Glen of Michigan
ARCHITECT: Unknown
CONSTRUCTED: 1908-1909
In 1908, the site for a new shirt factory on Hancock Street was announced in Manistee. The land, originally owned by the estate of local lumber baron Louis Sands, was offered to the city as a market site. However, local entrepreneur Maurice Goldberg agreed to purchase the land from the estate and within the year Goldberg was operating the Goshen Shirt Factory out of a newly constructed building. By 1935, the Manistee Garment Company was operating here as a division of the Rhea Manufacturing Company, a garment operation from Wisconsin.
While working at the garment company, Lester Goldstein was employed as office and employment manager. In April of 1950, Goldstein, who had changed his last name to Glen, purchased the Manistee Garment Company to operate it as a separate business called Glen of Michigan which went on to became one of the country’s leading manufacturers of women’s and children’s sportswear.
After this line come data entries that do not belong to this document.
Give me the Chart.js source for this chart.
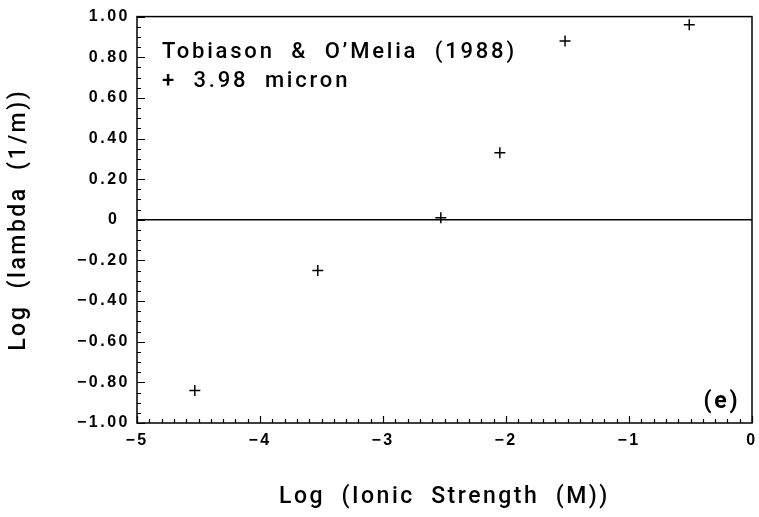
<!DOCTYPE html>
<html>
<head>
<meta charset="utf-8">
<title>Log lambda vs Log ionic strength</title>
<script src="https://cdn.jsdelivr.net/npm/chart.js@4/dist/chart.umd.min.js"></script>
<style>
  html, body { margin: 0; padding: 0; background: #fff; }
  #wrap { width: 759px; height: 517px; }
</style>
</head>
<body>
<div id="wrap"><canvas id="chart" width="759" height="517"></canvas></div>
<script>
// Tobiason & O'Melia (1988), 3.98 micron particles
const logIonicStrength = [-4.53, -3.53, -2.53, -2.05, -1.52, -0.51];
const logLambda = [-0.84, -0.25, 0.01, 0.33, 0.88, 0.96];

const xTickValues = [-5, -4, -3, -2, -1, 0];
const yTickValues = [-1.0, -0.8, -0.6, -0.4, -0.2, 0, 0.2, 0.4, 0.6, 0.8, 1.0];

const sourceLabel = 'Tobiason  &  O\u2019Melia  (1988)';
const seriesLabel = '+  3.98  micron';
const panelLabel = '(e)';
const xTitle = 'Log  (Ionic  Strength  (M))';
const yTitle = 'Log  (lambda  (1/m))';

const MINUS = '\u2212';
const SPACING = '2.5px';
const TEXT_FONT = 'Roboto, "Liberation Sans", Arial, sans-serif';
const TICK_FONT = '"Liberation Sans", Arial, sans-serif';

function fmtY(v) {
  if (Math.abs(v) < 1e-9) return '0\u2002';
  const s = Math.abs(v).toFixed(2);
  return v < 0 ? MINUS + s : s;
}
function fmtX(v) {
  if (Math.abs(v) < 1e-9) return '0';
  return v < 0 ? MINUS + Math.abs(v) : String(v);
}

// Frame, inward tick marks and text notes inside the plot
const framePlugin = {
  id: 'frame',
  beforeDraw(chart) {
    const ctx = chart.ctx;
    ctx.save();
    ctx.fillStyle = '#ffffff';
    ctx.fillRect(0, 0, chart.width, chart.height);
    ctx.restore();
    ctx.letterSpacing = SPACING;
  },
  afterDraw(chart) {
    const ctx = chart.ctx;
    const a = chart.chartArea;
    const xs = chart.scales.x;
    const ys = chart.scales.y;
    ctx.save();
    ctx.strokeStyle = '#000';
    ctx.lineWidth = 1.5;
    ctx.strokeRect(a.left, a.top, a.right - a.left, a.bottom - a.top);

    ctx.lineWidth = 1.2;
    ctx.beginPath();
    for (let i = 0; i <= 40; i++) {
      const v = -1 + i * 0.05;
      const y = Math.round(ys.getPixelForValue(v)) + 0.5;
      const len = (i % 4 === 0) ? 8 : 4;
      ctx.moveTo(a.left, y);
      ctx.lineTo(a.left + len, y);
    }
    for (let i = 0; i <= 50; i++) {
      const v = -5 + i * 0.1;
      const x = Math.round(xs.getPixelForValue(v)) + 0.5;
      const len = (i % 10 === 0) ? 7 : 4;
      ctx.moveTo(x, a.bottom);
      ctx.lineTo(x, a.bottom - len);
    }
    ctx.stroke();

    ctx.fillStyle = '#000';
    ctx.letterSpacing = '2.8px';
    ctx.textBaseline = 'alphabetic';
    ctx.textAlign = 'left';
    ctx.font = '500 22px ' + TEXT_FONT;
    ctx.fillText(sourceLabel, a.left + 25, a.top + 41);
    ctx.fillText(seriesLabel, a.left + 25, a.top + 70);
    ctx.font = 'bold 23px ' + TEXT_FONT;
    ctx.textAlign = 'center';
    ctx.fillText(panelLabel, a.right - 30, a.bottom - 15);
    ctx.restore();
    ctx.letterSpacing = '0px';
  }
};

new Chart(document.getElementById('chart'), {
  type: 'scatter',
  data: {
    datasets: [{
      label: '3.98 micron',
      data: logIonicStrength.map((x, i) => ({ x: x, y: logLambda[i] })),
      pointStyle: 'cross',
      pointRadius: 5.5,
      pointHoverRadius: 5.5,
      borderColor: '#000',
      backgroundColor: '#000',
      borderWidth: 1.5,
      showLine: false
    }]
  },
  options: {
    responsive: false,
    animation: false,
    devicePixelRatio: 1,
    layout: { padding: { top: 15, right: 0, left: 0, bottom: 0 } },
    plugins: {
      legend: { display: false },
      tooltip: { enabled: false }
    },
    scales: {
      x: {
        type: 'linear',
        min: -5,
        max: 0,
        afterBuildTicks(scale) { scale.ticks = xTickValues.map(v => ({ value: v })); },
        afterFit(scale) { scale.height = 94; },
        grid: { display: false },
        border: { display: false },
        ticks: {
          autoSkip: false,
          maxRotation: 0,
          padding: 0,
          color: '#000',
          font: { family: TICK_FONT, size: 16, weight: 'bold' },
          callback: (v) => fmtX(v)
        },
        title: {
          display: true,
          text: xTitle,
          color: '#000',
          font: { family: TEXT_FONT, size: 23, weight: 500 },
          padding: { top: 0, bottom: 6 }
        }
      },
      y: {
        type: 'linear',
        min: -1,
        max: 1,
        afterBuildTicks(scale) { scale.ticks = yTickValues.map(v => ({ value: v })); },
        afterFit(scale) { scale.width = 137; },
        grid: {
          display: true,
          drawOnChartArea: true,
          drawTicks: false,
          lineWidth: 1.6,
          color: (c) => (c.tick && Math.abs(c.tick.value) < 1e-9) ? '#000' : 'rgba(0,0,0,0)'
        },
        border: { display: false },
        ticks: {
          autoSkip: false,
          padding: 7,
          color: '#000',
          font: { family: TICK_FONT, size: 16, weight: 'bold' },
          callback: (v) => fmtY(v)
        },
        title: {
          display: true,
          text: yTitle,
          color: '#000',
          font: { family: TEXT_FONT, size: 23, weight: 500 },
          padding: { top: 5, bottom: 0 }
        }
      }
    }
  },
  plugins: [framePlugin]
});
</script>
</body>
</html>
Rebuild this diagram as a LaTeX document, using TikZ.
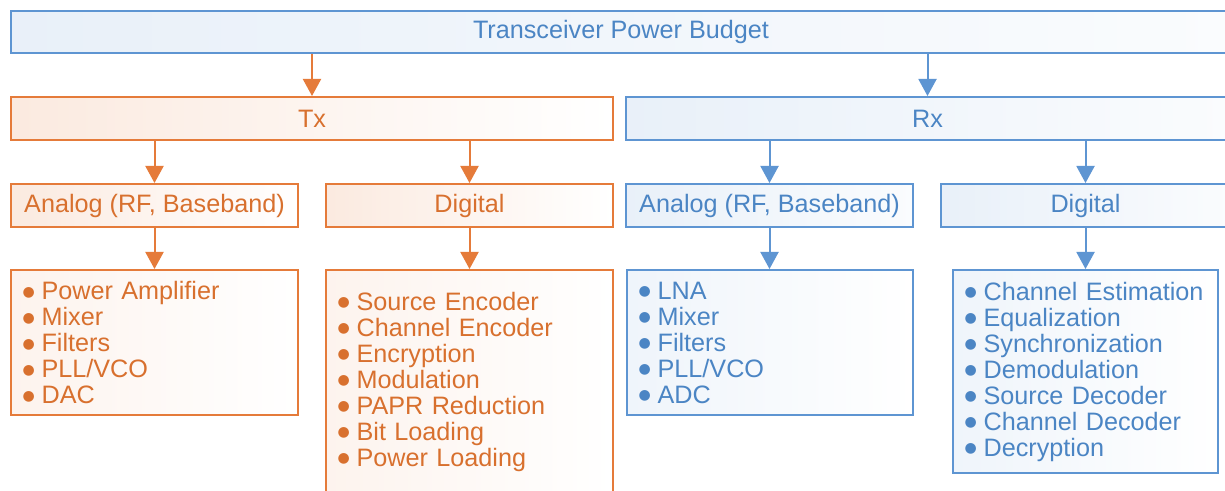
\documentclass[tikz,border=0pt]{standalone}
\usepackage{fontspec}
\setmainfont{Liberation Sans}
\newfontfamily\dvfont{DejaVu Sans}
\usetikzlibrary{arrows.meta}
\definecolor{ora}{HTML}{E57B3A}
\definecolor{orat}{HTML}{D8702E}
\definecolor{blu}{HTML}{5E95D2}
\definecolor{blut}{HTML}{4B85C4}
\newcommand\bl{\makebox[9.5pt][l]{\raisebox{1.6pt}{\dvfont\fontsize{7}{7}\selectfont ●}}}
\begin{document}
\begin{tikzpicture}[x=0.5pt,y=-0.5pt,
  box/.style={draw, line width=1pt, inner sep=0pt, anchor=north west,
    font=\fontsize{12.6}{13}\selectfont},
  obox/.style={box, draw=ora, text=orat, left color=ora!16, right color=white},
  bbox/.style={box, draw=blu, text=blut, left color=blu!14, right color=blu!3},
  olist/.style={obox, align=left, inner xsep=5.8pt, left color=ora!9, right color=white},
  blist/.style={bbox, align=left, inner xsep=5.8pt, left color=blu!10, right color=white},
  oarr/.style={draw=ora, line width=1pt, -{Triangle[width=9pt,length=8.5pt]}},
  barr/.style={draw=blu, line width=1pt, -{Triangle[width=9pt,length=8.5pt]}}
]
\useasboundingbox (0,0) rectangle (1225,491);
\fill[white] (0,0) rectangle (1225,491);

\node[bbox, minimum width=610pt, minimum height=21pt] (top) at (10,10) {Transceiver Power Budget};

\node[obox, minimum width=301pt, minimum height=21.5pt] (tx) at (10,96) {Tx};
\node[bbox, minimum width=301.5pt, minimum height=21.5pt] (rx) at (625,96) {Rx};

\node[obox, minimum width=143.5pt, minimum height=21.5pt] (txa) at (10,183) {Analog (RF, Baseband)};
\node[obox, minimum width=143.5pt, minimum height=21.5pt] (txd) at (325,183) {Digital};
\node[bbox, minimum width=143.5pt, minimum height=21.5pt] (rxa) at (625,183) {Analog (RF, Baseband)};
\node[bbox, minimum width=144.5pt, minimum height=21.5pt] (rxd) at (940,183) {Digital};

\node[olist, text width=131.9pt, minimum height=72.5pt] (txal) at (10,269)
  {\bl Power Amplifier\\\bl Mixer\\\bl Filters\\\bl PLL/VCO\\\bl DAC};
\node[olist, text width=131.9pt, minimum height=111.5pt] (txdl) at (325,269)
  {\bl Source Encoder\\\bl Channel Encoder\\\bl Encryption\\\bl Modulation\\\bl PAPR Reduction\\\bl Bit Loading\\\bl Power Loading};
\node[blist, text width=131.4pt, minimum height=72.5pt] (rxal) at (626,269)
  {\bl LNA\\\bl Mixer\\\bl Filters\\\bl PLL/VCO\\\bl ADC};
\node[blist, text width=120.9pt, minimum height=101.5pt] (rxdl) at (952,269)
  {\bl Channel Estimation\\\bl Equalization\\\bl Synchronization\\\bl Demodulation\\\bl Source Decoder\\\bl Channel Decoder\\\bl Decryption};

\draw[oarr] (top.south -| tx.north) -- (tx.north);
\draw[barr] (top.south -| rx.north) -- (rx.north);
\draw[oarr] (tx.south -| txa.north) -- (txa.north);
\draw[oarr] (tx.south -| txd.north) -- (txd.north);
\draw[barr] (rx.south -| rxa.north) -- (rxa.north);
\draw[barr] (rx.south -| rxd.north) -- (rxd.north);
\draw[oarr] (txa.south) -- (txa.south |- txal.north);
\draw[oarr] (txd.south) -- (txd.south |- txdl.north);
\draw[barr] (rxa.south) -- (rxa.south |- rxal.north);
\draw[barr] (rxd.south) -- (rxd.south |- rxdl.north);
\end{tikzpicture}
\end{document}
With a payroll of 2 million dollars, the company’s peak employment included roughly 500 people.
The company also produced four different size ranges with each size range including twenty to forty styles per line. Sales operations were conducted in New York where a permanent showroom was on display. Additionally, the clothes were sold in 48 states and the line was represented by many major clothing outlets. The company ceased operations in the fall of 1981 but would later be occupied by other garment companies such as Swan Industries, Ltd. and Great Lakes Stitchery.